ENEI (Employers’ Network for Equality and Inclusion) say inclusive leaders are: “leaders who are aware of their own biases and preferences, actively seek out and consider different views and perspectives to inform better decision-making. They see diverse talent as a source of competitive advantage and inspire diverse people to drive organisational and individual performance towards a shared vision.”
If you work in recruitment, you’ll have spent a lot of time talking about DE&I (Diversity, Equity, and Inclusion).
It’s dominated headlines, it’s been the topic of many meetings, and there have been millions of words written on it. Everyone is aware DE&I is beneficial but not everyone knows how to achieve it.

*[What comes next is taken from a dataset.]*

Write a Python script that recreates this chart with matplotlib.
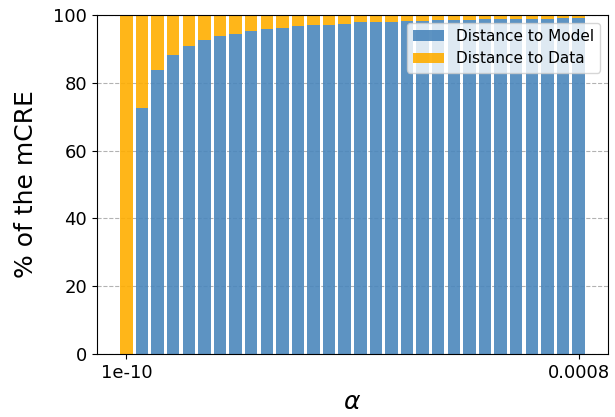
import matplotlib
matplotlib.use("Agg")
import matplotlib.pyplot as plt
import numpy as np

# share (%) of the mCRE attributed to each term, per alpha value
alpha_labels = ["1e-10", "0.0008"]
model_share = [0.0, 72.5, 83.7, 88.3, 90.8, 92.5, 93.9, 94.5, 95.2, 95.9,
               96.1, 96.7, 97.0, 97.1, 97.4, 97.8, 97.8, 98.0, 98.1, 98.3,
               98.4, 98.5, 98.6, 98.8, 98.9, 98.9, 98.9, 98.9, 99.0, 99.0]
data_share = [100.0 - v for v in model_share]

x = np.arange(len(model_share))

fig = plt.figure(figsize=(6.15, 4.17), dpi=100)
ax = fig.add_axes([0.1577, 0.151, 0.9886 - 0.1577, 0.964 - 0.151])

ax.grid(axis="y", linestyle="--", color="gray", alpha=0.6, zorder=0)
ax.bar(x, model_share, width=0.8, color="#4b87bc", alpha=0.9,
       label="Distance to Model", zorder=2)
ax.bar(x, data_share, width=0.8, bottom=model_share, color="#ffae00",
       alpha=0.9, label="Distance to Data", zorder=2)

ax.set_ylim(0, 100)
ax.set_xticks([x[0], x[-1]])
ax.set_xticklabels(alpha_labels)
ax.tick_params(axis="both", labelsize=13)
ax.set_xlabel(r"$\alpha$", fontsize=18, labelpad=6)
ax.set_ylabel("% of the mCRE", fontsize=18, labelpad=11)
ax.legend(loc="upper right", fontsize=11)

fig.savefig("out.png", dpi=100)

Benefits of inclusivity include:
- Companies with good gender diversity are more likely to have above-average profits than companies in the bottom quartile.

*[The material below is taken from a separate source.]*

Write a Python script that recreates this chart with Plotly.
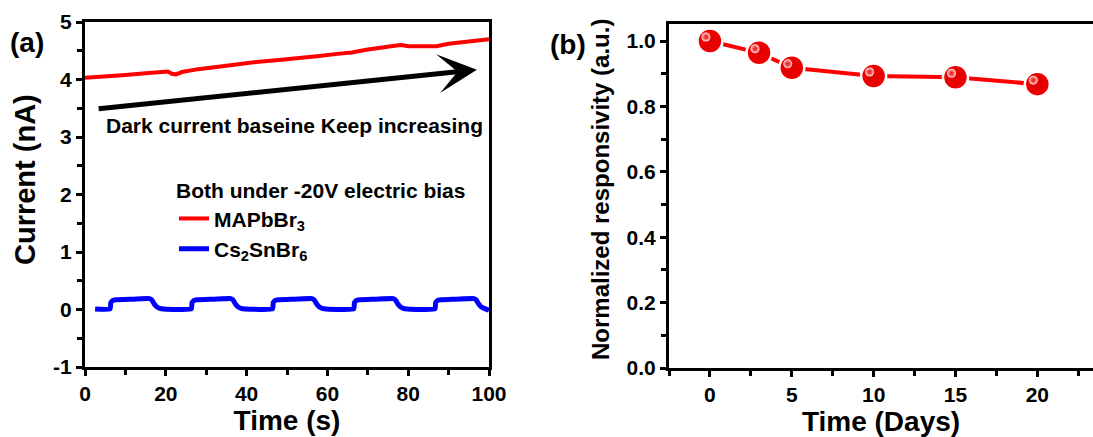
import plotly.graph_objects as go

# ---- Panel (a) data ----
mapb_t = [0, 5, 10, 15, 19, 20.5, 21.5, 22.5, 24, 28, 33, 38, 43, 48, 53, 58, 63, 66, 70, 74, 78, 79, 80, 83, 87, 90, 94, 97, 100]
mapb_i = [4.03, 4.05, 4.08, 4.11, 4.14, 4.14, 4.10, 4.09, 4.13, 4.18, 4.22, 4.27, 4.31, 4.34, 4.37, 4.41, 4.45, 4.47, 4.52, 4.56, 4.60, 4.59, 4.58, 4.58, 4.58, 4.62, 4.65, 4.68, 4.70]

cs_t = [2.5, 6.2, 6.4, 6.9, 7.6, 12, 16.0, 16.5, 17.1, 17.7, 18.5, 19.5,
        26.3, 26.5, 27.0, 27.7, 32, 36.1, 36.6, 37.2, 37.8, 38.6, 39.6,
        46.4, 46.6, 47.1, 47.8, 52, 56.2, 56.7, 57.3, 57.9, 58.7, 59.7,
        66.5, 66.7, 67.2, 67.9, 72, 76.3, 76.8, 77.4, 78.0, 78.8, 79.8,
        86.6, 86.8, 87.3, 88.0, 92, 96.3, 96.8, 97.4, 98.0, 98.8, 100]
cs_i = [0.01, 0.01, 0.12, 0.16, 0.17, 0.18, 0.19, 0.17, 0.10, 0.05, 0.02, 0.01,
        0.01, 0.12, 0.16, 0.17, 0.18, 0.19, 0.17, 0.10, 0.05, 0.02, 0.01,
        0.01, 0.12, 0.16, 0.17, 0.18, 0.19, 0.17, 0.10, 0.05, 0.02, 0.01,
        0.01, 0.12, 0.16, 0.17, 0.18, 0.19, 0.17, 0.10, 0.05, 0.02, 0.01,
        0.01, 0.12, 0.16, 0.17, 0.18, 0.19, 0.17, 0.10, 0.05, 0.02, -0.01]

# ---- Panel (b) data ----
days = [0, 3, 5, 10, 15, 20]
resp = [1.0, 0.964, 0.918, 0.893, 0.889, 0.868]

xa_ticks = [0, 20, 40, 60, 80, 100]
xa_labels = ["0", "20", "40", "60", "80", "100"]
ya_ticks = [-1, 0, 1, 2, 3, 4, 5]
ya_labels = ["-1", "0", "1", "2", "3", "4", "5"]
xb_ticks = [0, 5, 10, 15, 20]
xb_labels = ["0", "5", "10", "15", "20"]
yb_ticks = [0.0, 0.2, 0.4, 0.6, 0.8, 1.0]
yb_labels = ["0.0", "0.2", "0.4", "0.6", "0.8", "1.0"]

FONT = "Liberation Sans, Arial, sans-serif"
W, H = 1093, 437


def bold(labels):
    return ["<b>%s</b>" % s for s in labels]


fig = go.Figure()

fig.add_trace(go.Scatter(x=mapb_t, y=mapb_i, mode="lines", name="<b>MAPbBr<sub>3</sub></b>",
                         line=dict(color="#ff0000", width=4), xaxis="x", yaxis="y"))
fig.add_trace(go.Scatter(x=cs_t, y=cs_i, mode="lines", name="<b>Cs<sub>2</sub>SnBr<sub>6</sub></b>",
                         line=dict(color="#0000ff", width=5, shape="spline", smoothing=0.4),
                         xaxis="x", yaxis="y"))

fig.add_trace(go.Scatter(x=days, y=resp, mode="lines+markers", showlegend=False,
                         line=dict(color="#ff0000", width=4),
                         marker=dict(size=25, color="#f00000",
                                     gradient=dict(type="radial", color="#e00000"),
                                     line=dict(color="white", width=2.5)),
                         xaxis="x2", yaxis="y2"))
# highlight overlay (same data on a slightly shifted overlay axis)
fig.add_trace(go.Scatter(x=days, y=resp, mode="markers", showlegend=False,
                         marker=dict(size=9, color="rgba(255,235,235,1)",
                                     gradient=dict(type="radial", color="rgba(255,60,60,0.3)"),
                                     line=dict(width=0)),
                         xaxis="x3", yaxis="y3", hoverinfo="skip"))

minor_style = dict(ticks="outside", ticklen=5, tickwidth=2.5, tickcolor="black")
ax_common = dict(showline=True, linecolor="black", linewidth=3, ticks="outside",
                 tickwidth=2.5, ticklen=6, tickcolor="black", showgrid=False, zeroline=False,
                 tickfont=dict(family=FONT, size=21, color="black"))

xa_dom = [85 / W, 489 / W]
ya_dom = [1 - 367 / H, 1 - 22 / H]
xb_dom = [669 / W, 1.0]
yb_dom = [1 - 368 / H, 1 - 24 / H]

xb_range = [-2.5, 23.4]
yb_range = [0.0, 1.052]
dx = 4 * (xb_range[1] - xb_range[0]) / ((xb_dom[1] - xb_dom[0]) * W)
dy = 4 * (yb_range[1] - yb_range[0]) / ((yb_dom[1] - yb_dom[0]) * H)

fig.update_layout(
    width=W, height=H, margin=dict(l=0, r=0, t=0, b=0, autoexpand=False),
    plot_bgcolor="white", paper_bgcolor="white",
    font=dict(family=FONT, color="black"),
    xaxis=dict(domain=xa_dom, range=[0, 100], tickvals=xa_ticks, ticktext=bold(xa_labels), mirror=True,
               minor=dict(tickvals=[10, 30, 50, 70, 90], **minor_style),
               title=dict(text="<b>Time (s)</b>", font=dict(size=28), standoff=0),
               anchor="y", **ax_common),
    yaxis=dict(domain=ya_dom, range=[-1, 5], tickvals=ya_ticks, ticktext=bold(ya_labels), mirror=True,
               minor=dict(tickvals=[-0.5, 0.5, 1.5, 2.5, 3.5, 4.5], **minor_style),
               anchor="x", **ax_common),
    xaxis2=dict(domain=xb_dom, range=xb_range, tickvals=xb_ticks, ticktext=bold(xb_labels), mirror=True,
                minor=dict(tickvals=[-2.5, 2.5, 7.5, 12.5, 17.5, 22.5], **minor_style),
                title=dict(text="<b>Time (Days)</b>", font=dict(size=28), standoff=0),
                anchor="y2", **ax_common),
    yaxis2=dict(domain=yb_dom, range=yb_range, tickvals=yb_ticks, ticktext=bold(yb_labels), mirror=False,
                minor=dict(tickvals=[0.1, 0.3, 0.5, 0.7, 0.9], **minor_style),
                anchor="x2", **ax_common),
    xaxis3=dict(domain=xb_dom, range=[xb_range[0] + dx, xb_range[1] + dx], overlaying="x2",
                visible=False, anchor="y3"),
    yaxis3=dict(domain=yb_dom, range=[yb_range[0] - dy, yb_range[1] - dy], overlaying="y2",
                visible=False, anchor="x3"),
    legend=dict(x=174 / W, y=1 - 171 / H, xanchor="left", yanchor="top",
                bgcolor="rgba(0,0,0,0)", tracegroupgap=0,
                font=dict(family=FONT, size=21, color="black"),
                title=dict(text="<b>Both under -20V electric bias</b>",
                           font=dict(family=FONT, size=21, color="black"), side="top"),
                itemwidth=30),
    showlegend=True,
)

fig.add_annotation(x=97, y=4.17, ax=3, ay=3.49, xref="x", yref="y", axref="x", ayref="y",
                   showarrow=True, arrowhead=3, arrowsize=1.3, arrowwidth=5, arrowcolor="black",
                   text="")
fig.add_annotation(x=51.8, y=3.2, xref="x", yref="y", text="<b>Dark current baseine Keep increasing</b>",
                   showarrow=False, font=dict(family=FONT, size=21, color="black"))
# y-axis titles as rotated text
fig.add_annotation(x=25 / W, y=1 - 180 / H, xref="paper", yref="paper", text="<b>Current (nA)</b>",
                   textangle=-90, showarrow=False, xanchor="center", yanchor="middle",
                   font=dict(family=FONT, size=29, color="black"))
fig.add_annotation(x=601 / W, y=1 - 190 / H, xref="paper", yref="paper",
                   text="<b>Normalized responsivity (a.u.)</b>",
                   textangle=-90, showarrow=False, xanchor="center", yanchor="middle",
                   font=dict(family=FONT, size=24, color="black"))
fig.add_annotation(x=27 / W, y=1 - 42 / H, xref="paper", yref="paper", text="<b>(a)</b>", showarrow=False,
                   xanchor="center", yanchor="middle",
                   font=dict(family=FONT, size=28, color="black"))
fig.add_annotation(x=568 / W, y=1 - 44 / H, xref="paper", yref="paper", text="<b>(b)</b>", showarrow=False,
                   xanchor="center", yanchor="middle",
                   font=dict(family=FONT, size=28, color="black"))

fig.write_html("out.html")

- Companies with more women are more likely to introduce radical new innovations to the market.
- 39% of job seekers will turn down an opportunity due to a perceived lack of inclusion.
While there are programs and KPIs that support diversity and equity, inclusion is a bit harder to quantify. After all, a big part of it is how your employees feel. And feelings are hard to measure. So more companies struggle with inclusion:
- How do I promote inclusion?
- How does everyone feel included?
- How can I measure inclusion?
What’s In Inclusion For Your Business?
The plusses of diversity are well documented: better performance, higher profits, more innovation.
But when the workplace isn’t inclusive, they’re diluted. By giving your diverse people a place to be open and comfortable sharing ideas, you’ll gain even more benefits:
A Culture of Innovation: Inclusive workplaces encourage innovative teamwork. People can seek out experienced colleagues to collaborate with, rather than everyone working independently.
Higher Productivity: When people feel included, they’re more engaged with the business and work harder. Feeling able to join discussions and work as part of a team also promotes this.
Higher Revenue: More innovation and higher productivity = more revenue. Companies with high diversity levels and inclusion perform much better than non-diverse and non-inclusive counterparts.
Company Reputation: 69% of 18-34 year olds and 67% of 34-54 year olds want brands to take a stand when it comes to DE&I. With most people telling friends and acquaintances about their workplaces, it helps your company reputation to be inclusive, diverse, and equitable.
How Do You Become More Inclusive?
Research says it’s down to your leaders. Harvard Business Review found that what leaders say and do makes up to a 70% difference in whether an individuals feel included. The ways inclusive leaders do that include:
- Making a visible commitment to diversity and inclusion.
- Showing humility about themselves, being aware of their own flaws, and acting on them.
- Being curious about their team.
- Working with people across the company.
- Adapting their behaviours according to, and being aware of, other people’s cultures.
- Focusing on the group doing well, not just their own success.
Inclusive Leaders Take the Lead
From there, inclusive leaders show the way for the rest. When senior leadership and management encourage inclusive behaviours, it encourages the team to do the same.
Encouraging employees to start their own inclusive practises, talk to people they normally wouldn’t, and to get to know new employees or those outside their usual circle, inclusivity spreads throughout the business.
But it doesn’t just happen overnight. And it’s not as easy as everyone following suit. Inclusivity begins at the top and works its way down.